DARPA is betting $2 billion on your next AI innovation

DARPA stands for “Defense Advanced Research Projects Agency,” but while defense is good and all, what DARPA is really into is that P, for projects. The agency is focused on the development of breakthrough technology, and its sights are focused on the enormous potential of artificial intelligence. Its funding for AI projects is huge by any measure, and available to applicants far beyond the traditional defense community. Which could mean you.

As a 60th birthday present for itself, DARPA launched the AI Next campaign this past September, announcing a $2 billion investment applied to AI in a variety areas over a period of five years — or about $400 million a year, says Brian Pierce, Director of the Information Innovation Office at DARPA, and a notable speaker at this year’s VB Summit, October 22-23 in Mill Valley, CA.

Anyone can participate in DARPA-funded programs by responding to an invitation for proposals on fbo.gov. Sometimes the agency is looking for proposals aimed at solving a specific technical goal, and sometimes it simply invites a range of innovative projects, all of which have the potential to be funded out of some very deep pockets.

DARPA-funded initiatives like their previous Grand Challenges and the Urban Challenge, with $2 million dollars in first-place prize money, resulted in leaps in evolution for the autonomous car. Challengers went from limping through an autonomous vehicle race in 2004 — where no one won — to five vehicles finishing the course just a year later. Three years later, those cars were navigating traffic in the Urban Challenge, with a course designed to replicate an urban landscape. Plus, DARPA investment allowed an audio electronics company in the Bay area to develop that low-cost lidar system for sensing in self-driving vehicles.

And DARPA investment also launched what became Siri, developed by SRI in Menlo Park.

The mission of AI Next is to take artificial intelligence into the next wave of its evolution, and trigger a whole new level of innovation, Pierce says.

You might remember the first wave, in which we saw the rise of rule-based systems, the “if this, then do that,” style of AI that’s been applied to things like tax software, shipping logistics, and chess game software. The first wave of AI is essentially pre-programmed by human experts, with no capacity for learning.

Where things really got exciting was the land fall of the second wave, where machine learning, or statistical learning approaches, were born – things like voice recognition technology, from which Siri sprung, and the face recognition we see in cameras today. These second-wave approaches require a huge amount of data to train functions like deep neural networks that, for example, classify images.

However, these functions are still addressing relatively narrow applications. If you go to something outside the training set, confidence or accuracy can drop off significantly. Algorithms that are used today in second-wave AI also tend to be dominated by advances made 20 years ago or so, and second-wave AI applications are prone to being fooled. For instance, the case where Post-Its fooled machine learning algorithms into thinking a stop sign was actually a 45 MPH speed limit sign. AI Next is designed to address these kinds of issues in the second wave, but it’s also looking ahead to the future.

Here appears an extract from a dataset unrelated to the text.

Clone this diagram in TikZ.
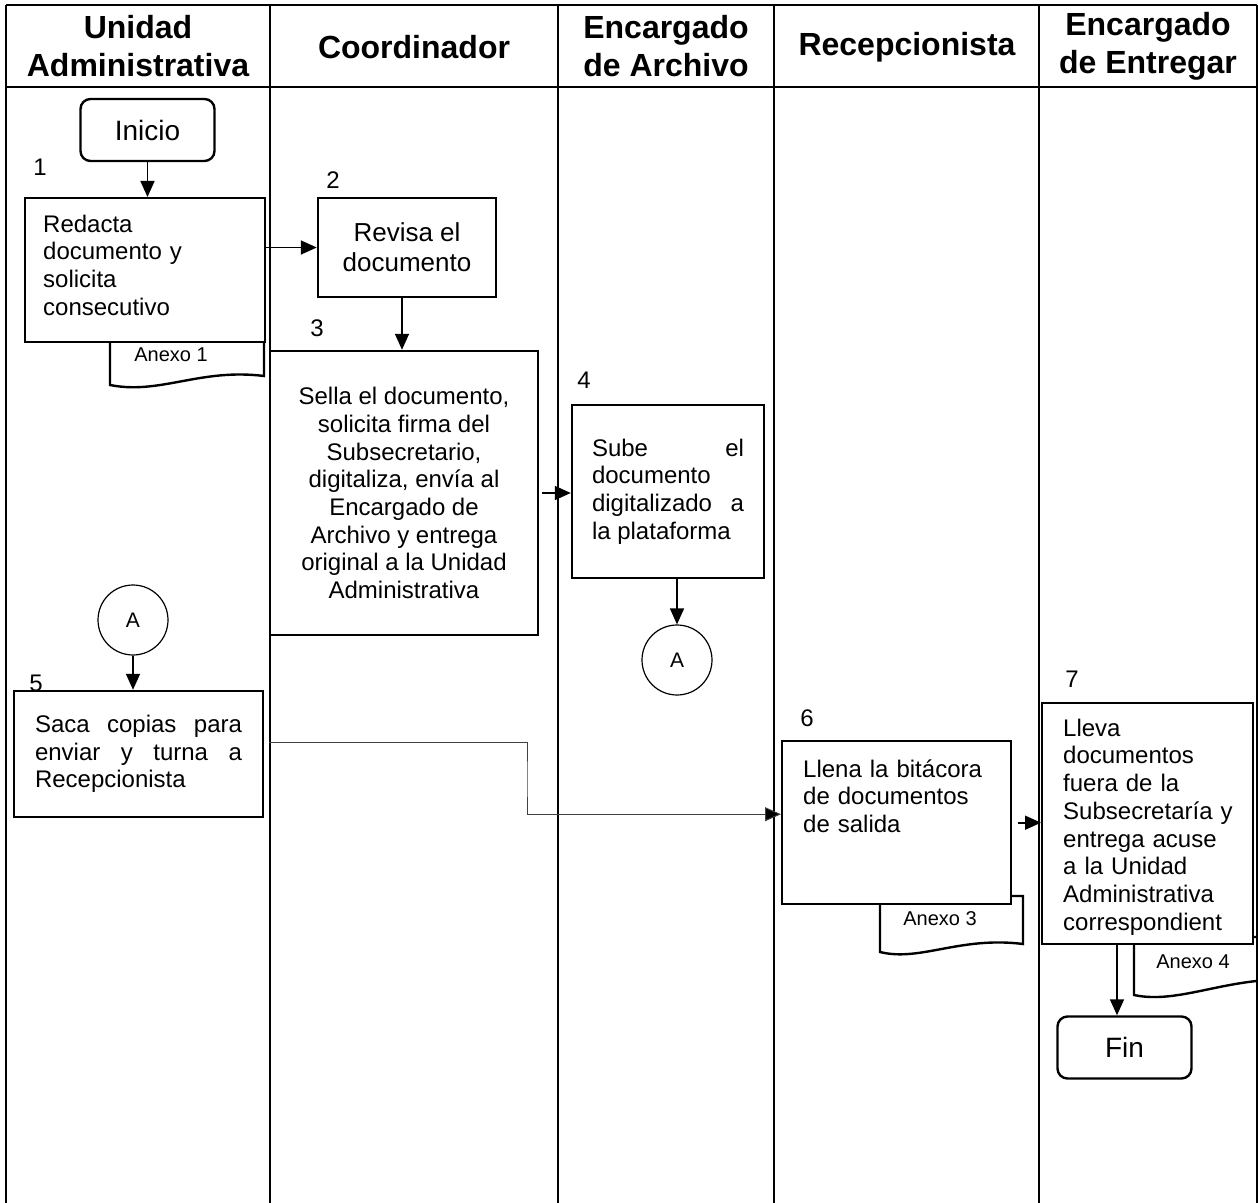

But the emphasis is on the third wave, which is all about broadening the application of AI, or adding what you might call “contextual reasoning,” or even common sense. In situations an AI system has never encountered or been explicitly trained for, can it learn to pick up clues from the environment and come to accurate conclusions? DARPA is betting yes, says Pierce.

With today’s machine learning approaches, an algorithm can identify objects in a scene – a woman on a sofa holding a bowl of popcorn. But where the machine would fail today is in not being able to infer what that person is actually doing in the scene, the way a human might put together smaller, more subtle pieces, connect them to our own experiences, and make an inference about what’s actually happening. You see the blue glow on her face, her rapt attention on something outside of the picture; you figure out, with a high probability of success that she’s probably watching the latest episode of The Good Place on the television and is on Team Elhani.

Or show a computer a picture of a cat on a suitcase. There’s a cat, there’s a suitcase—but the real question is, can the cat fit into the suitcase? That’s beyond the ability of machine learning today, as it lacks the human ability to sense how objects occupy volume in space.

The initiative to address this issue is called Machine Common Sense. But as much as you’re interested in knowing if the suitcase is large enough for the cat, why does it matter? Because if we want machines to work with us, cooperating with us on physical tasks, we’re going to want them to have this common sense reasoning about the physical world, and about people, that we start to acquire from the day we’re born.

Equipping machines with this kind of common sense helps get us closer to making a computer or a machine actually function more as a partner or colleague rather than just as a tool serving the purpose of a human’s tasks or objectives, says Pierce – presumably because making Skynet feel included is the way to keep Skynet from killing us all.

Other programs include Learning with Less Labels, focused on reducing the expense of AI, where billions of data points is cheap, but actually labeling that data is where things gets spendy. Lifelong Learning Machines wants to make machines able to transfer the ability to identify objects in one environment to a whole new environment.

“We feel that if we can make the interactions between humans and machines more symmetric, we can have machines become more effective partners in whatever endeavor we may tackle,” Pierce explains. “It’s the foundation that starts to enable other types of applications.”